Why Use Multiple Time Frame Analysis
Here’s the deal: forex markets are complex. By using Multiple Time Frame Analysis, you’re essentially putting on different pairs of glasses to view the market. This technique offers several benefits:
- Improved trend identification
- Better entry and exit points
- Reduced false signals
- Enhanced risk management
Besides that, it helps you avoid the pitfall of tunnel vision — that comes from sticking to a single time frame.
Key Time Frames for Forex Traders
When it comes to Multiple Time Frame Analysis, you’ve got options.
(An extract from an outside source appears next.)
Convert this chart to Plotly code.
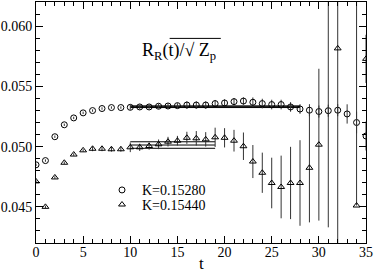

Here are some popular time frame combinations:
- Long-term: Weekly or Monthly charts
- Medium-term: Daily or 4-hour charts
- Short-term: 1-hour or 15-minute charts
Some popular time frame combinations used by forex traders:
Long-term traders: typically use monthly, weekly, and daily time frames.
Swing traders: usually focus on weekly, daily, and 4-hour time frames.
Day traders: primarily use daily, 4-hour, and 1-hour time frames.
Scalpers: often work with 1-hour, 15-minute, and 5-minute time frames.
It’s important to note that these combinations are not set in stone, and traders should experiment to find the time frame combination that works best for their individual trading style and goals.
How to Perform Multiple Time Frame Analysis
Ready to put Multiple Time Frame Analysis into action?
Here’s a step-by-step guide:
- Start with the highest time frame to identify the overall trend.
- Move to the intermediate time frame to spot potential entry points.
- Use the lowest time frame for precise entry timing.
For example, let’s say you’re analyzing EUR/USD:
- Check the Daily chart to determine the long-term trend.
- Switch to the 4-hour chart to identify potential support/resistance levels.
- Use the 1-hour chart to pinpoint your entry.
Remember: the goal is to align your trades with the larger trend while capitalizing on short-term price movements.
Multiple Time Frame Analysis in Action
Let’s bring this to life with a simple example. Imagine you’re eyeing the GBP/USD pair:
- Weekly chart shows an uptrend with price above the 200-day moving average.
- Daily chart reveals a pullback to a support level.
- 4-hour chart shows a bullish engulfing pattern at the support.
In this scenario, the Multiple Time Frame Analysis suggests a potential long trade opportunity.
The weekly uptrend provides the bigger picture, the daily pullback offers a favorable entry zone, and the 4-hour bullish pattern gives a specific entry signal.
Common Mistakes to Avoid
Even seasoned traders can stumble when using Multiple Time Frame Analysis. Here are some pitfalls to watch out for:
- Analysis paralysis: Don’t get bogged down by too many time frames.
- Conflicting signals: Remember, higher time frames take precedence.
- Ignoring fundamentals: Technical analysis is powerful, but don’t forget about economic factors.
- Overtrading: Just because you’re watching multiple time frames doesn’t mean you should trade more frequently.
And there you have it, folks! Multiple Time Frame Analysis helps you see the forest and the trees. By combining long-term trends with short-term opportunities, you can make more informed trading decisions.
Happy trading, and may the pips be ever in your favor!